BEGIN
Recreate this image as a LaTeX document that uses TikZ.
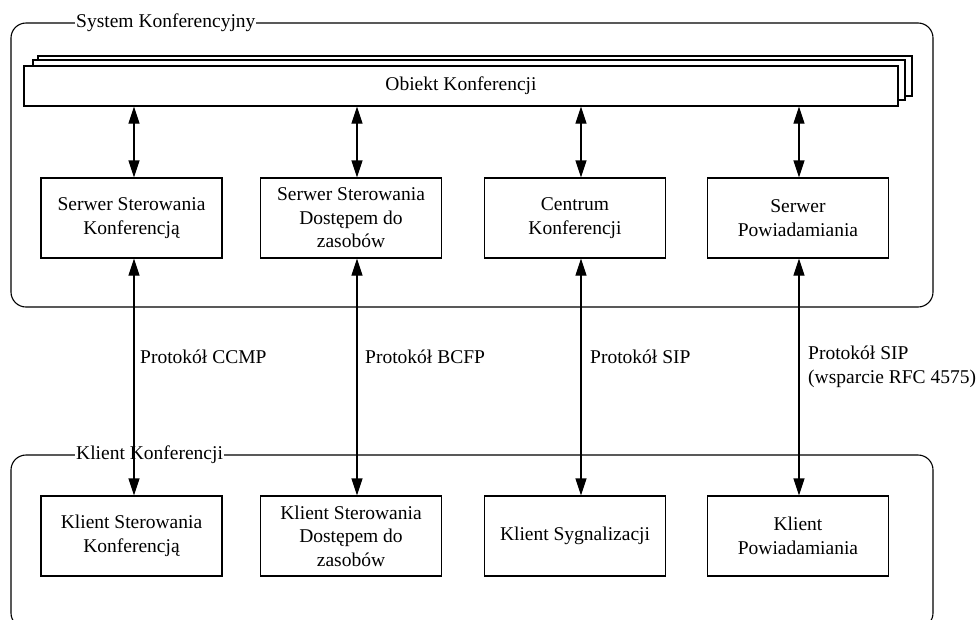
\documentclass[tikz,border=0pt]{standalone}
\usepackage{fontspec}
\setmainfont{Liberation Serif}
\usetikzlibrary{arrows.meta}
\begin{document}
\begin{tikzpicture}[x=1pt,y=-1pt,
  every node/.style={font=\fontsize{19.5}{23.5}\selectfont},
  container/.style={draw,line width=1.1pt,rounded corners=15pt},
  grouplabel/.style={fill=white,inner xsep=1pt,inner ysep=1pt,anchor=west},
  unitbox/.style={draw,fill=white,line width=1.1pt,minimum width=181pt,minimum height=80pt,align=center,inner sep=2pt},
  stackbox/.style={draw,fill=white,line width=1.1pt,minimum width=874pt,minimum height=40pt,inner sep=0pt},
  biarrow/.style={line width=1.1pt,{Triangle[width=11pt,length=17pt]}-{Triangle[width=11pt,length=17pt]}},
  protolabel/.style={anchor=west,align=left,inner sep=0pt}]
\useasboundingbox (0,0) rectangle (977,619);
\clip (0,0) rectangle (977,619);
% containers
\draw[container] (11,23) rectangle (933,307);
\node[grouplabel] (syslabel) at (75,23) {System Konferencyjny};
\draw[container] (11,455) rectangle (933,628);
\node[grouplabel] (clilabel) at (75,455) {Klient Konferencji};
% stacked conference object
\node[stackbox] (obj3) at (475,76) {};
\node[stackbox,minimum width=872pt] (obj2) at (469,80) {};
\node[stackbox] (obj) at (461,86) {Obiekt Konferencji};
% servers
\node[unitbox] (srv1) at (131.5,218) {Serwer Sterowania\\Konferencją};
\node[unitbox] (srv2) at (351,218) {Serwer Sterowania\\Dostępem do\\zasobów};
\node[unitbox] (srv3) at (575,218) {Centrum\\Konferencji};
\node[unitbox] (srv4) at (798,218) {Serwer\\Powiadamiania};
% clients
\node[unitbox] (cli1) at (131.5,536) {Klient Sterowania\\Konferencją};
\node[unitbox] (cli2) at (351,536) {Klient Sterowania\\Dostępem do\\zasobów};
\node[unitbox] (cli3) at (575,536) {Klient Sygnalizacji};
\node[unitbox] (cli4) at (798,536) {Klient\\Powiadamiania};
% arrows object <-> servers
\foreach \i/\dx in {1/2.5,2/6,3/6,4/1}{
  \draw[biarrow] ([xshift=\dx pt]srv\i.north |- obj.south) -- ([xshift=\dx pt]srv\i.north);
  \draw[biarrow] ([xshift=\dx pt]srv\i.south) -- ([xshift=\dx pt]cli\i.north);
}
% protocol labels
\node[protolabel] (p1) at (140,357) {Protokół CCMP};
\node[protolabel] (p2) at (365,357) {Protokół BCFP};
\node[protolabel] (p3) at (590,357) {Protokół SIP};
\node[protolabel] (p4) at (808,367) {Protokół SIP\\(wsparcie RFC 4575)};
\end{tikzpicture}
\end{document}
END
* _Instructions to follow_:
Write out the whole listing again, exactly, with no pictures.

* _Result of the task_:
Recreate this image as a LaTeX document that uses TikZ.
\documentclass[tikz,border=0pt]{standalone}
\usepackage{fontspec}
\setmainfont{Liberation Serif}
\usetikzlibrary{arrows.meta}
\begin{document}
\begin{tikzpicture}[x=1pt,y=-1pt,
  every node/.style={font=\fontsize{19.5}{23.5}\selectfont},
  container/.style={draw,line width=1.1pt,rounded corners=15pt},
  grouplabel/.style={fill=white,inner xsep=1pt,inner ysep=1pt,anchor=west},
  unitbox/.style={draw,fill=white,line width=1.1pt,minimum width=181pt,minimum height=80pt,align=center,inner sep=2pt},
  stackbox/.style={draw,fill=white,line width=1.1pt,minimum width=874pt,minimum height=40pt,inner sep=0pt},
  biarrow/.style={line width=1.1pt,{Triangle[width=11pt,length=17pt]}-{Triangle[width=11pt,length=17pt]}},
  protolabel/.style={anchor=west,align=left,inner sep=0pt}]
\useasboundingbox (0,0) rectangle (977,619);
\clip (0,0) rectangle (977,619);
% containers
\draw[container] (11,23) rectangle (933,307);
\node[grouplabel] (syslabel) at (75,23) {System Konferencyjny};
\draw[container] (11,455) rectangle (933,628);
\node[grouplabel] (clilabel) at (75,455) {Klient Konferencji};
% stacked conference object
\node[stackbox] (obj3) at (475,76) {};
\node[stackbox,minimum width=872pt] (obj2) at (469,80) {};
\node[stackbox] (obj) at (461,86) {Obiekt Konferencji};
% servers
\node[unitbox] (srv1) at (131.5,218) {Serwer Sterowania\\Konferencją};
\node[unitbox] (srv2) at (351,218) {Serwer Sterowania\\Dostępem do\\zasobów};
\node[unitbox] (srv3) at (575,218) {Centrum\\Konferencji};
\node[unitbox] (srv4) at (798,218) {Serwer\\Powiadamiania};
% clients
\node[unitbox] (cli1) at (131.5,536) {Klient Sterowania\\Konferencją};
\node[unitbox] (cli2) at (351,536) {Klient Sterowania\\Dostępem do\\zasobów};
\node[unitbox] (cli3) at (575,536) {Klient Sygnalizacji};
\node[unitbox] (cli4) at (798,536) {Klient\\Powiadamiania};
% arrows object <-> servers
\foreach \i/\dx in {1/2.5,2/6,3/6,4/1}{
  \draw[biarrow] ([xshift=\dx pt]srv\i.north |- obj.south) -- ([xshift=\dx pt]srv\i.north);
  \draw[biarrow] ([xshift=\dx pt]srv\i.south) -- ([xshift=\dx pt]cli\i.north);
}
% protocol labels
\node[protolabel] (p1) at (140,357) {Protokół CCMP};
\node[protolabel] (p2) at (365,357) {Protokół BCFP};
\node[protolabel] (p3) at (590,357) {Protokół SIP};
\node[protolabel] (p4) at (808,367) {Protokół SIP\\(wsparcie RFC 4575)};
\end{tikzpicture}
\end{document}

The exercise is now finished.